■ THE TASK ■
Reproduce the material word for word; the images stay out.

------

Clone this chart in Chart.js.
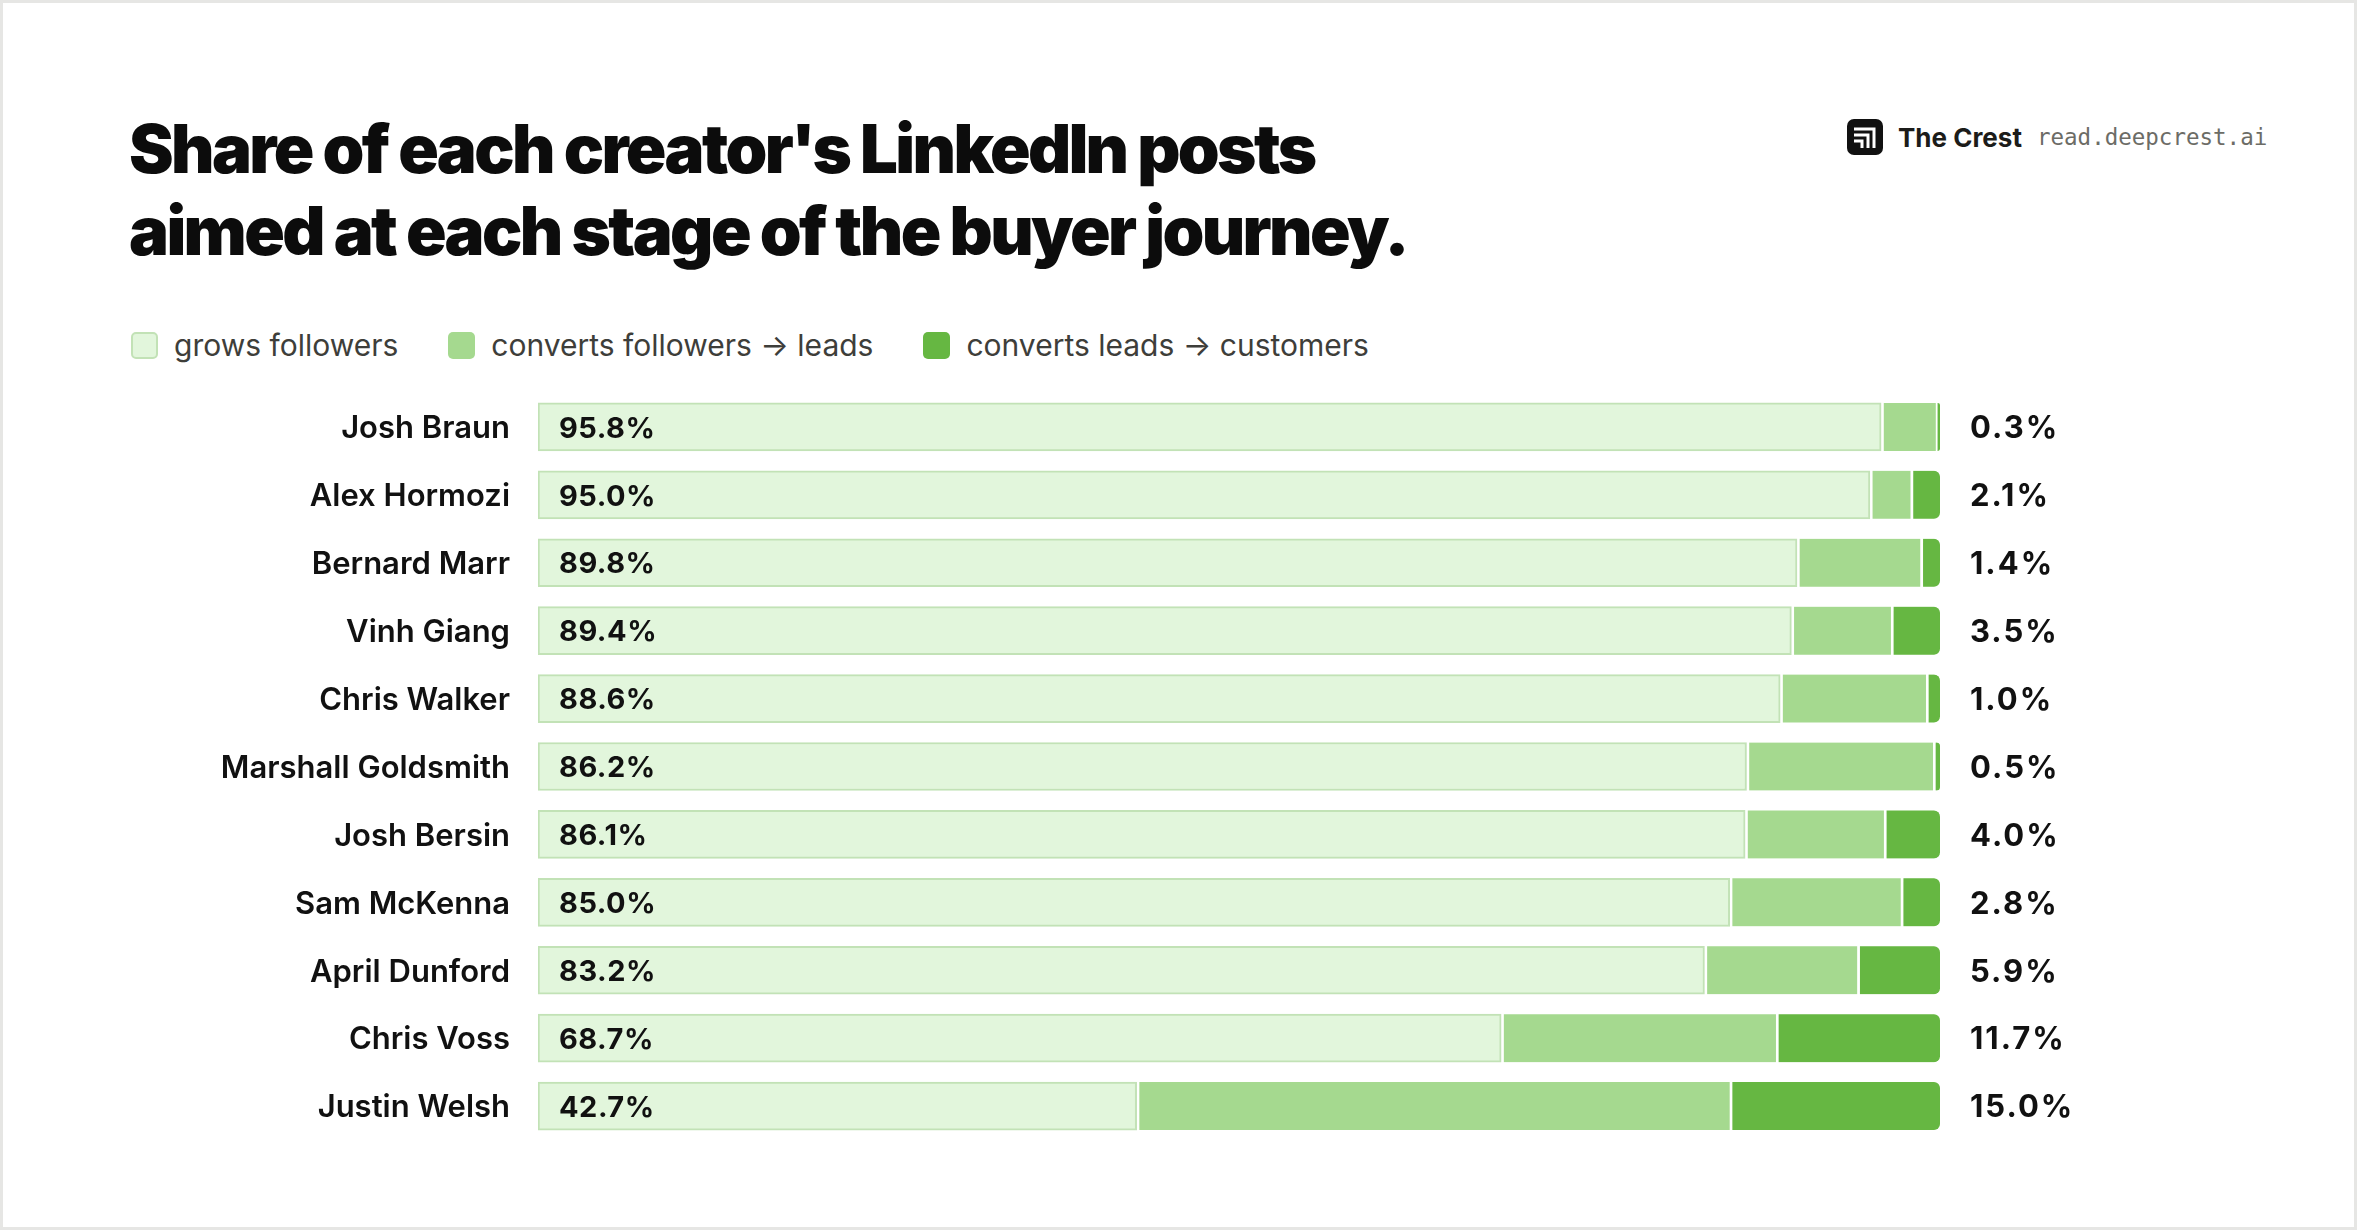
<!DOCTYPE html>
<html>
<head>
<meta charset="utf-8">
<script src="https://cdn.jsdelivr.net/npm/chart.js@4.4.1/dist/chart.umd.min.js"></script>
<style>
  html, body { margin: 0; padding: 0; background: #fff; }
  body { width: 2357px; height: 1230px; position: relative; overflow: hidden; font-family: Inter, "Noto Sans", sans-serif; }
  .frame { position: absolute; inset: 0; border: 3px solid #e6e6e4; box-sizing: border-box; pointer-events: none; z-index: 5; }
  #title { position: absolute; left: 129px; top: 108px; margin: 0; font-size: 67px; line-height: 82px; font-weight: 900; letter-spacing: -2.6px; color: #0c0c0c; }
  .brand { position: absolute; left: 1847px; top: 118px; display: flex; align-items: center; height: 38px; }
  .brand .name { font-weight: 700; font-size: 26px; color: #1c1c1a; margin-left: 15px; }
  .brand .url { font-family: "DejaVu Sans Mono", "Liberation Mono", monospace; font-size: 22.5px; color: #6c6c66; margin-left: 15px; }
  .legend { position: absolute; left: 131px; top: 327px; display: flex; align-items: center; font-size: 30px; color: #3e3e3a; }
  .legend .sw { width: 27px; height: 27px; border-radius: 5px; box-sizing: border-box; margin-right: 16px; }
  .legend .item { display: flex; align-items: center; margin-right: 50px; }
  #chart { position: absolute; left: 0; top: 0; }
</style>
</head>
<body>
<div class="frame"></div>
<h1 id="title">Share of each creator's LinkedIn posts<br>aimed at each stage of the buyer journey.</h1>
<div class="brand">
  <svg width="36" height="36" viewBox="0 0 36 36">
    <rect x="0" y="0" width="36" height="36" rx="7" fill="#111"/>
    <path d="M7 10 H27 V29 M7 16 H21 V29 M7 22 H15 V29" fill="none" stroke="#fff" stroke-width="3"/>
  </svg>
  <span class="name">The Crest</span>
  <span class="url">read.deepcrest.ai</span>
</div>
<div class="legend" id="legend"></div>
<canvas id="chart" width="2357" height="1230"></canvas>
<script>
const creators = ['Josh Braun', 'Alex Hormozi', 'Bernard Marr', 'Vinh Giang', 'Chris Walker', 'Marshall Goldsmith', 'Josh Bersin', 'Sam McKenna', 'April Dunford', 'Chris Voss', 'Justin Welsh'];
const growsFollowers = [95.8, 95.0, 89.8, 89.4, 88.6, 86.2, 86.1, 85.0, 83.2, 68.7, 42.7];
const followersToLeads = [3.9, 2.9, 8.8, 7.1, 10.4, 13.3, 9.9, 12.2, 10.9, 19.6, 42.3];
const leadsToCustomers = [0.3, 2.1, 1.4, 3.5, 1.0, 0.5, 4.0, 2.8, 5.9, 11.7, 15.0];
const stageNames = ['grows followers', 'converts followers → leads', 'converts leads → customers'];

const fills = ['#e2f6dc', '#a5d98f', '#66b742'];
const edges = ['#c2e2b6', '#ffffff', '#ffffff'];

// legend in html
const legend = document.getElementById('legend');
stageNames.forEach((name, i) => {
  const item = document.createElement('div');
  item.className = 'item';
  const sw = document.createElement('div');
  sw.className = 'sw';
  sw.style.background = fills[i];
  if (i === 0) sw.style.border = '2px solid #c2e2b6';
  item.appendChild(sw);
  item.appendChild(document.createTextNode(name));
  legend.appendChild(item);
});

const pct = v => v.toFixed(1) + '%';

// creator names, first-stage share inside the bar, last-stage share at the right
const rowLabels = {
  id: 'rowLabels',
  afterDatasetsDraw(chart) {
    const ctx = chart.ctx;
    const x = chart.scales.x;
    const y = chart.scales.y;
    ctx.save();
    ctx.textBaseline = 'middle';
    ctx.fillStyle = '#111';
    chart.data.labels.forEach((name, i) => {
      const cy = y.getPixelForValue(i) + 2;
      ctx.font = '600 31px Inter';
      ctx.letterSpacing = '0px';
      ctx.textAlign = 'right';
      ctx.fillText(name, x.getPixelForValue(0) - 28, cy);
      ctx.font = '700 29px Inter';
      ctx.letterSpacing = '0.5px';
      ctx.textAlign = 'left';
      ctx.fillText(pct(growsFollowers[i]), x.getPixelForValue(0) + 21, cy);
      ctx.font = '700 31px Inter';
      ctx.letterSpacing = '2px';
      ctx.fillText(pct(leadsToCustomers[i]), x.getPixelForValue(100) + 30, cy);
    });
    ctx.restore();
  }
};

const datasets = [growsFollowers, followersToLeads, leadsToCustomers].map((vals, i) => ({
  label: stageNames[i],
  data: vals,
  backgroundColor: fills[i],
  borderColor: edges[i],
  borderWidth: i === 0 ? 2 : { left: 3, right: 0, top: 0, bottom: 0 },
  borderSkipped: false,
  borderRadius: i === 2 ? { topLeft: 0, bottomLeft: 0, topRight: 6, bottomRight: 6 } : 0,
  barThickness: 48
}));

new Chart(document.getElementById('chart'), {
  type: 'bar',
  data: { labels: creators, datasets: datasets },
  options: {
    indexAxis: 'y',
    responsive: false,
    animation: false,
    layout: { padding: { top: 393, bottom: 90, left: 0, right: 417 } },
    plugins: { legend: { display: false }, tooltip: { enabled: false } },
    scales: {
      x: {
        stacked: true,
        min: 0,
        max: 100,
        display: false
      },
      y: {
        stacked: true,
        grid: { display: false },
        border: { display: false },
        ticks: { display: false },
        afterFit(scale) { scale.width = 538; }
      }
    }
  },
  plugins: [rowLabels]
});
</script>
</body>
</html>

------

■ OUTPUT OF THE TASK ■
Clone this chart in Chart.js.
<!DOCTYPE html>
<html>
<head>
<meta charset="utf-8">
<script src="https://cdn.jsdelivr.net/npm/chart.js@4.4.1/dist/chart.umd.min.js"></script>
<style>
  html, body { margin: 0; padding: 0; background: #fff; }
  body { width: 2357px; height: 1230px; position: relative; overflow: hidden; font-family: Inter, "Noto Sans", sans-serif; }
  .frame { position: absolute; inset: 0; border: 3px solid #e6e6e4; box-sizing: border-box; pointer-events: none; z-index: 5; }
  #title { position: absolute; left: 129px; top: 108px; margin: 0; font-size: 67px; line-height: 82px; font-weight: 900; letter-spacing: -2.6px; color: #0c0c0c; }
  .brand { position: absolute; left: 1847px; top: 118px; display: flex; align-items: center; height: 38px; }
  .brand .name { font-weight: 700; font-size: 26px; color: #1c1c1a; margin-left: 15px; }
  .brand .url { font-family: "DejaVu Sans Mono", "Liberation Mono", monospace; font-size: 22.5px; color: #6c6c66; margin-left: 15px; }
  .legend { position: absolute; left: 131px; top: 327px; display: flex; align-items: center; font-size: 30px; color: #3e3e3a; }
  .legend .sw { width: 27px; height: 27px; border-radius: 5px; box-sizing: border-box; margin-right: 16px; }
  .legend .item { display: flex; align-items: center; margin-right: 50px; }
  #chart { position: absolute; left: 0; top: 0; }
</style>
</head>
<body>
<div class="frame"></div>
<h1 id="title">Share of each creator's LinkedIn posts<br>aimed at each stage of the buyer journey.</h1>
<div class="brand">
  <svg width="36" height="36" viewBox="0 0 36 36">
    <rect x="0" y="0" width="36" height="36" rx="7" fill="#111"/>
    <path d="M7 10 H27 V29 M7 16 H21 V29 M7 22 H15 V29" fill="none" stroke="#fff" stroke-width="3"/>
  </svg>
  <span class="name">The Crest</span>
  <span class="url">read.deepcrest.ai</span>
</div>
<div class="legend" id="legend"></div>
<canvas id="chart" width="2357" height="1230"></canvas>
<script>
const creators = ['Josh Braun', 'Alex Hormozi', 'Bernard Marr', 'Vinh Giang', 'Chris Walker', 'Marshall Goldsmith', 'Josh Bersin', 'Sam McKenna', 'April Dunford', 'Chris Voss', 'Justin Welsh'];
const growsFollowers = [95.8, 95.0, 89.8, 89.4, 88.6, 86.2, 86.1, 85.0, 83.2, 68.7, 42.7];
const followersToLeads = [3.9, 2.9, 8.8, 7.1, 10.4, 13.3, 9.9, 12.2, 10.9, 19.6, 42.3];
const leadsToCustomers = [0.3, 2.1, 1.4, 3.5, 1.0, 0.5, 4.0, 2.8, 5.9, 11.7, 15.0];
const stageNames = ['grows followers', 'converts followers → leads', 'converts leads → customers'];

const fills = ['#e2f6dc', '#a5d98f', '#66b742'];
const edges = ['#c2e2b6', '#ffffff', '#ffffff'];

// legend in html
const legend = document.getElementById('legend');
stageNames.forEach((name, i) => {
  const item = document.createElement('div');
  item.className = 'item';
  const sw = document.createElement('div');
  sw.className = 'sw';
  sw.style.background = fills[i];
  if (i === 0) sw.style.border = '2px solid #c2e2b6';
  item.appendChild(sw);
  item.appendChild(document.createTextNode(name));
  legend.appendChild(item);
});

const pct = v => v.toFixed(1) + '%';

// creator names, first-stage share inside the bar, last-stage share at the right
const rowLabels = {
  id: 'rowLabels',
  afterDatasetsDraw(chart) {
    const ctx = chart.ctx;
    const x = chart.scales.x;
    const y = chart.scales.y;
    ctx.save();
    ctx.textBaseline = 'middle';
    ctx.fillStyle = '#111';
    chart.data.labels.forEach((name, i) => {
      const cy = y.getPixelForValue(i) + 2;
      ctx.font = '600 31px Inter';
      ctx.letterSpacing = '0px';
      ctx.textAlign = 'right';
      ctx.fillText(name, x.getPixelForValue(0) - 28, cy);
      ctx.font = '700 29px Inter';
      ctx.letterSpacing = '0.5px';
      ctx.textAlign = 'left';
      ctx.fillText(pct(growsFollowers[i]), x.getPixelForValue(0) + 21, cy);
      ctx.font = '700 31px Inter';
      ctx.letterSpacing = '2px';
      ctx.fillText(pct(leadsToCustomers[i]), x.getPixelForValue(100) + 30, cy);
    });
    ctx.restore();
  }
};

const datasets = [growsFollowers, followersToLeads, leadsToCustomers].map((vals, i) => ({
  label: stageNames[i],
  data: vals,
  backgroundColor: fills[i],
  borderColor: edges[i],
  borderWidth: i === 0 ? 2 : { left: 3, right: 0, top: 0, bottom: 0 },
  borderSkipped: false,
  borderRadius: i === 2 ? { topLeft: 0, bottomLeft: 0, topRight: 6, bottomRight: 6 } : 0,
  barThickness: 48
}));

new Chart(document.getElementById('chart'), {
  type: 'bar',
  data: { labels: creators, datasets: datasets },
  options: {
    indexAxis: 'y',
    responsive: false,
    animation: false,
    layout: { padding: { top: 393, bottom: 90, left: 0, right: 417 } },
    plugins: { legend: { display: false }, tooltip: { enabled: false } },
    scales: {
      x: {
        stacked: true,
        min: 0,
        max: 100,
        display: false
      },
      y: {
        stacked: true,
        grid: { display: false },
        border: { display: false },
        ticks: { display: false },
        afterFit(scale) { scale.width = 538; }
      }
    }
  },
  plugins: [rowLabels]
});
</script>
</body>
</html>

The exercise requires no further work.